In New York City, 121 schools signed up to participate; researchers randomly chose 63 schools (thirty-three fourth grades and thirty-one seventh grades) to be treated (15,883 fourth and seventh graders with test scores). A participating school received $2,500 if eighty percent of eligible students were signed up to participate and if the school had administered the first four assessments. The school received another $2,500 later in the year if eighty percent of students were signed up and if the school had administered all six assessments. Students were given incentives for their performance on six computerized exams (three in reading and three in math) and four predictive assessments that were pencil and paper tests. For each test, fourth graders earned $5 for completing the exam and $25 for a perfect score. The incentive scheme was strictly linear – each marginal increase in score was associated with a constant marginal benefit. The magnitude of the incentive was doubled for seventh graders – $10 for completing each exam and $50 for a perfect score – yielding the potential to earn $500 in a school year. Approximately sixty-six percent of students opened student savings accounts with Washington Mutual as part of the experiment and money was directly deposited into these accounts. Certificates were distributed in school to make the earnings public. Students who did not participate because they did not return consent forms took identical exams but were not paid.
In Chicago, of the 70 schools opted to participate, researchers selected forty smallest schools (7,655 ninth graders) and randomly selected twenty to treat, with the other twenty representing control. Participating schools received up to $1,500 to provide a bonus for the school liaison who served as the main contact for implementation team. Students in Chicago were given grade incentives in five courses: English, mathematics, science, social science, and gym. Researchers rewarded each student with $50 for A, $35 for B, $20 for C, and $0 for D. If a student failed a core course, s/he received $0 for that course and temporarily “lost” all other monies earned from other courses in the grading period. Once the student made up the failing grade through credit recovery, night school, or summer school, all the money “lost” was reimbursed. Students could earn $250 every five weeks and $2,000 per year. Half of the rewards were given immediately after the five-week grading periods ended and the other half was supposed to be held in an account and given in a lump sum conditional on high school graduation.
Researchers collected administrative and survey data. The data include information on each student’s first and last name, birth date, address, race, gender, free lunch eligibility, attendance, matriculation with course grades, special education status, and English Language Learner (ELL) status. In Dallas and New York, researchers are able to link students to their classroom teachers. New York City administrative files contain teacher value-added data for teachers in grades four through eight, as well as data on student suspensions and behavioral incidents.
The main outcome variable is an achievement test unique to each city. All Chicago tenth graders take the PLAN assessment, an ACT college-readiness exam, in October. In May of every school year, students in regular classes in Dallas elementary schools take the Iowa Tests of Basic Skills (ITBS) if they are in kindergarten, first grade, or second grade. Students in bilingual classes in Dallas take a different exam, called Logramos. In New York City, McGraw-Hill mathematics and English Language Arts tests are administered each winter to students in grades three through eight.

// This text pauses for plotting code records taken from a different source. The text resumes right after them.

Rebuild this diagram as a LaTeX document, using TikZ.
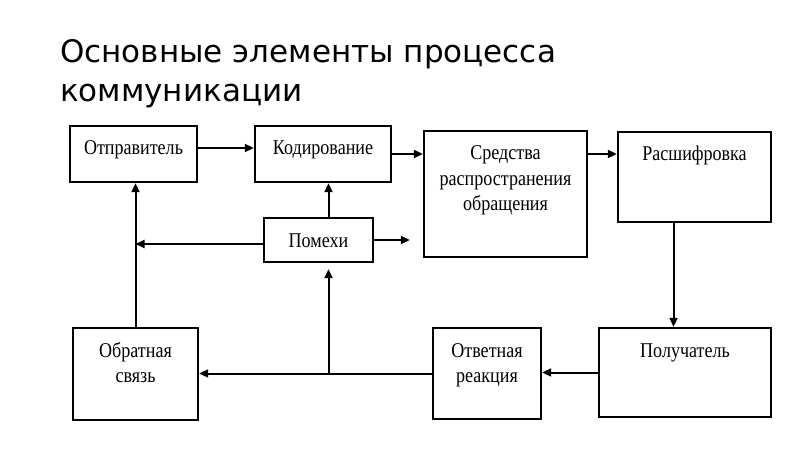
\documentclass[tikz,border=0pt]{standalone}
\usepackage{fontspec}
\setmainfont{Liberation Serif}
\newfontfamily\titlefont{DejaVu Sans}
\newfontfamily\boxfont[FakeStretch=0.86]{Liberation Serif}
\usetikzlibrary{arrows.meta, positioning}
\tikzstyle{block} = [rectangle, draw=black, line width=2.4pt, inner sep=0pt, text height=29pt, font=\boxfont\fontsize{21}{25.5}\selectfont]
\tikzstyle{heading} = [anchor=base west, inner sep=0pt, font=\titlefont\fontsize{31}{39}\selectfont]
\tikzstyle{arrow} = [line width=2pt, -{Triangle[length=9pt,width=8pt]}]
\newcommand{\boxlines}[1]{\begin{tabular}[t]{@{}c@{}}#1\end{tabular}}

\begin{document}
\begin{tikzpicture}[x=1pt, y=-1pt]
\useasboundingbox (0,0) rectangle (800,449);

\node (title) [heading] at (60,63) {\begin{tabular}[t]{@{}l@{}}Основные элементы процесса\\коммуникации\end{tabular}};

\node (sender) [block, minimum width=127pt, text depth=27pt] at (133.5,154) {Отправитель};
\node (coding) [block, minimum width=136pt, text depth=27pt] at (323,154) {Кодирование};
\node (media) [block, minimum width=163pt, text depth=97pt] at (505.5,194) {\boxlines{Средства\\распространения\\обращения}};
\node (decoding) [block, minimum width=153pt, text depth=61pt] at (694.5,177) {Расшифровка};
\node (noise) [block, minimum width=109pt, text depth=15pt] at (318.5,240) {Помехи};
\node (feedback) [block, minimum width=125pt, text depth=63pt] at (135.5,374) {\boxlines{Обратная\\связь}};
\node (response) [block, minimum width=108pt, text depth=62pt] at (487,373.5) {\boxlines{Ответная\\реакция}};
\node (receiver) [block, minimum width=172pt, text depth=60pt] at (685,372.5) {Получатель};

\coordinate (tap) at (328.5,374);
\coordinate (noiseleft) at ([yshift=-4pt]noise.west);

\draw [arrow] ([yshift=6pt]sender.east) -- ([yshift=6pt]coding.west);
\draw [arrow] (coding.east) -- (coding.east -| media.west);
\draw [arrow] (media.east |- coding.east) -- (decoding.west |- coding.east);
\draw [arrow] ([xshift=-21pt]decoding.south) -- ([xshift=-21pt]decoding.south |- receiver.north);
\draw [arrow] (receiver.west) -- (receiver.west -| response.east);
\draw [arrow] (response.west) -- (response.west -| feedback.east);
\draw [arrow] (tap) -- ([yshift=-6pt]tap |- noise.south);
\draw [arrow] (tap |- noise.north) -- (tap |- coding.south);
\draw [arrow] (noiseleft) -- (feedback.north |- noiseleft);
\draw [arrow] (noise.east) -- ([xshift=-13pt]media.west |- noise.east);
\draw [arrow] (feedback.north) -- (feedback.north |- sender.south);

\end{tikzpicture}
\end{document}
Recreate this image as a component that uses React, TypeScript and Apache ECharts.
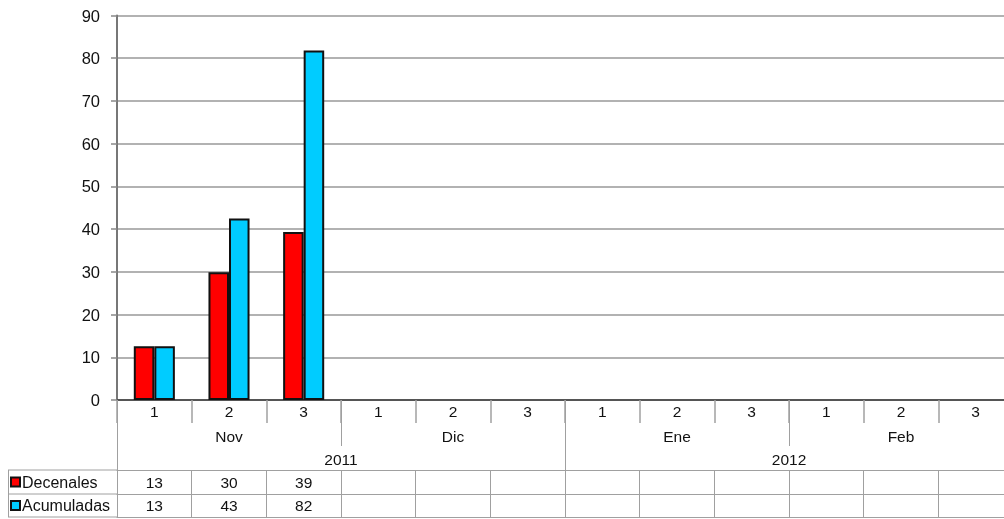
import React, { useEffect, useRef } from "react";
import * as echarts from "echarts";

const decades = ["1", "2", "3"];
const months = ["Nov", "Dic", "Ene", "Feb"];
const years = ["2011", "2012"];
const seriesNames = ["Decenales", "Acumuladas"];
const decenales: (number | null)[] = [12.6, 29.9, 39.3, null, null, null, null, null, null, null, null, null];
const acumuladas: (number | null)[] = [12.6, 42.5, 81.8, null, null, null, null, null, null, null, null, null];
const yTicks = { min: 0, max: 90, interval: 10 };

const categories = months.flatMap((m) => decades.map((d) => d));
const fmt = (v: number | null) => (v == null ? "" : String(Math.round(v)));

const FONT = "Liberation Sans, Arial, sans-serif";
const TXT = "#111";
const TBL = "#a0a0a0";

export default function App() {
  const ref = useRef<HTMLDivElement>(null);
  useEffect(() => {
    if (!ref.current) return;
    const chart = echarts.init(ref.current, undefined, { renderer: "svg" });
    const tableAxis = (data: string[], offset: number, tickLen: number, margin: number, showLabel = true, showTick = true) => ({
      type: "category",
      position: "bottom",
      offset,
      data,
      boundaryGap: true,
      axisLine: { show: true, lineStyle: { color: TBL, width: 1 } },
      axisTick: { show: showTick, interval: 0, length: tickLen, lineStyle: { color: TBL, width: 1 } },
      axisLabel: { show: showLabel, interval: 0, margin, verticalAlign: "middle", fontSize: 15.5, color: TXT, fontFamily: FONT },
      splitLine: { show: false },
    });
    chart.setOption({
      animation: false,
      textStyle: { fontFamily: FONT },
      grid: { left: 117, top: 15.5, width: 896, bottom: 119, containLabel: false, outerBoundsMode: "none" },
      legend: {
        orient: "vertical",
        left: 10,
        top: 474,
        padding: 0,
        itemWidth: 9,
        itemHeight: 9,
        itemGap: 7.5,
        icon: "rect",
        textStyle: { fontSize: 16, color: TXT, fontFamily: FONT, lineHeight: 16, padding: [0, 0, 0, -3] },
        data: seriesNames,
      },
      yAxis: {
        type: "value",
        min: yTicks.min,
        max: yTicks.max,
        interval: yTicks.interval,
        axisLine: { show: true, lineStyle: { color: "#777", width: 2 } },
        axisTick: { show: true, length: 6, lineStyle: { color: "#888", width: 1.5 } },
        axisLabel: { fontSize: 16.5, color: TXT, margin: 17, fontFamily: FONT },
        splitLine: { show: true, lineStyle: { color: "#999", width: 1.5 } },
      },
      xAxis: [
        {
          type: "category",
          position: "bottom",
          data: categories,
          boundaryGap: true,
          axisLine: { show: true, lineStyle: { color: "#555", width: 2 } },
          axisTick: { show: true, interval: 0, length: 23, lineStyle: { color: TBL, width: 1.5 } },
          axisLabel: { interval: 0, margin: 11, verticalAlign: "middle", fontSize: 15.5, color: TXT, fontFamily: FONT },
        },
        { ...tableAxis(months, 0, 46, 36), axisLine: { show: false } },
        { ...tableAxis(years, 0, 70, 59), axisLine: { show: false } },
        tableAxis(decenales.map(fmt), 70, 24, 12),
        tableAxis(acumuladas.map(fmt), 94, 23, 11.5),
        tableAxis(categories, 117, 0, 0, false, false),
      ],
      graphic: [
        { type: "line", shape: { x1: 8, y1: 470, x2: 117, y2: 470 }, style: { stroke: TBL, lineWidth: 1 } },
        { type: "line", shape: { x1: 8, y1: 494, x2: 117, y2: 494 }, style: { stroke: TBL, lineWidth: 1 } },
        { type: "line", shape: { x1: 8, y1: 517, x2: 117, y2: 517 }, style: { stroke: TBL, lineWidth: 1 } },
        { type: "line", shape: { x1: 8.5, y1: 470, x2: 8.5, y2: 517 }, style: { stroke: TBL, lineWidth: 1 } },
      ],
      series: [
        {
          name: seriesNames[0],
          type: "bar",
          data: decenales,
          barWidth: "27.5%",
          barGap: "0%",
          itemStyle: { color: "#ff0000", borderColor: "#111", borderWidth: 2 },
        },
        {
          name: seriesNames[1],
          type: "bar",
          data: acumuladas,
          barWidth: "27.5%",
          barGap: "0%",
          itemStyle: { color: "#00ccff", borderColor: "#111", borderWidth: 2 },
        },
      ],
    });
    return () => chart.dispose();
  }, []);
  return <div ref={ref} style={{ position: "fixed", left: 0, top: 0, width: 1004, height: 519 }} />;
}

Researchers use a parsimonious set of controls to aid in precision and to correct for any potential imbalance between treatment and control. The most important controls are reading and math achievement test scores from the previous two years; they are included in all regressions along with their squares. Previous years’ test scores are available for most students who were in the district in previous years. Researchers also include an indicator variable that is one if a student is missing a test score from a previous year and zero otherwise. Other individual-level controls include a mutually exclusive and collectively exhaustive set of race dummies pulled from each school district’s administrative files, indicators for free lunch eligibility, special education status, and whether a student is an English Language Learner. Researchers also construct three school-level control variables: percent of student body that is black, percent Hispanic, and percent free lunch eligible.
To supplement each district’s administrative data, researchers administered a survey in each of the three school districts. These surveys include basic demographics of each student such as family structure and parental education, time use, effort and behavior in school, and the Intrinsic Motivation Inventory.

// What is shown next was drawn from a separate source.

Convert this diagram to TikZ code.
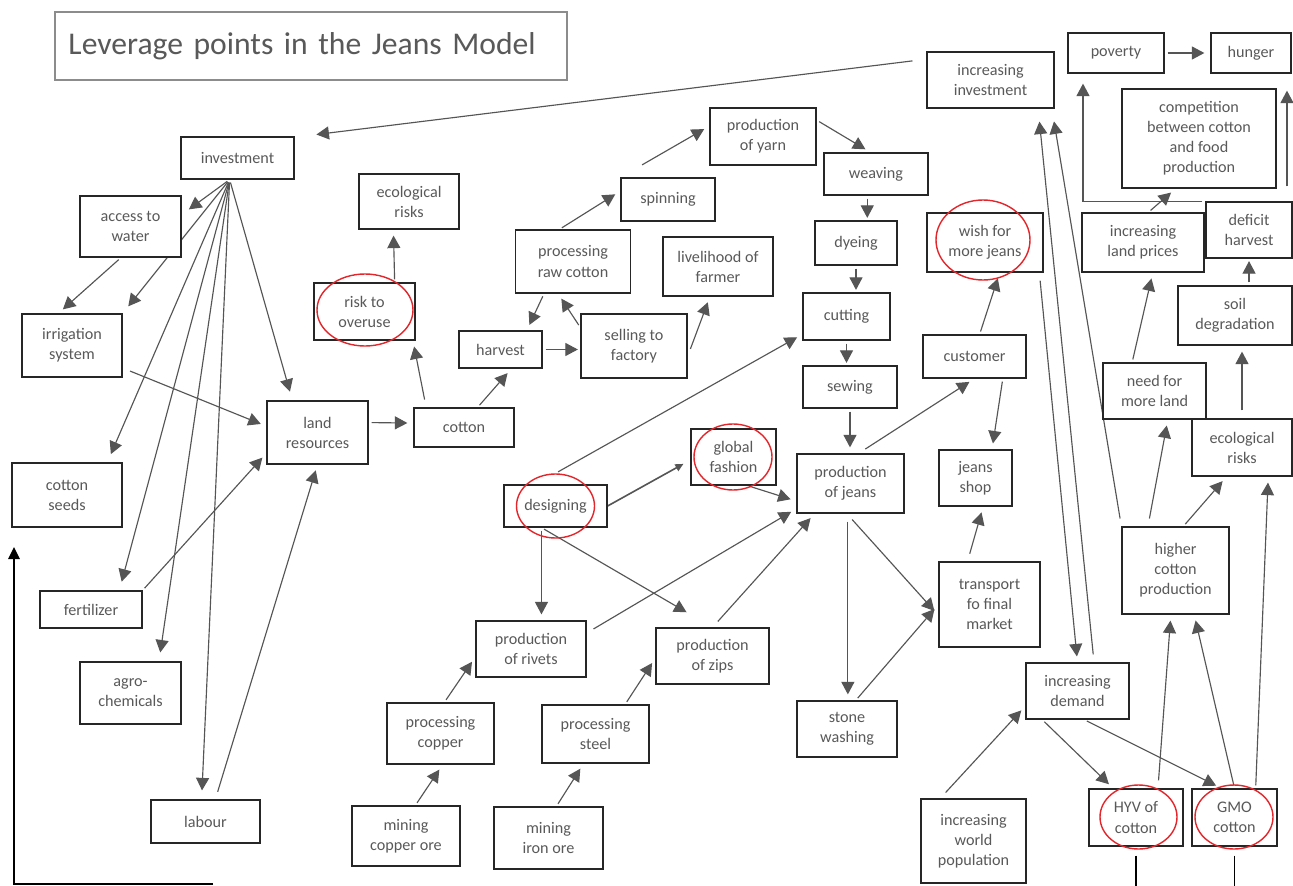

Researchers assess the effects of incentives on state test scores – an indirect and non-incentivized outcome. They estimate intent-to-treat (ITT) effects using a regression equation, which includes an indicator for assignment to treatment, a vector of baseline covariates measured at the individual level, and school-level variables; parsimonious set of controls. All these variables are measures pre-treatment. ITT provides an estimate of the impact of being offered a chance to participate in a financial incentive program. All student mobility between schools after random assignment is ignored. Researchers only include students who were in treatment and control schools as of October 1 in the year of treatment. For most districts, school begins in early September; the first student payments were distributed mid-October. All standard errors are clustered at the school level. To ensure that they do not overfit the model, researchers also estimate treatment effects with school-level regressions.
Researchers also assess effect of incentives on outcomes for which students where given direct incentives (i.e., books in Dallas, predictive tests in NYC, and report card grades in Chicago), their self-reported effort, and intrinsic motivation. They also assess treatment effects for subsamples – gender, race/ethnicity, previous year’s test score, an income proxy, whether a student is an English language learner, and, in Dallas only, whether or not a student took the English or Spanish test. All categories are mutually exclusive and collectively exhaustive. Standard errors are clustered at the school level.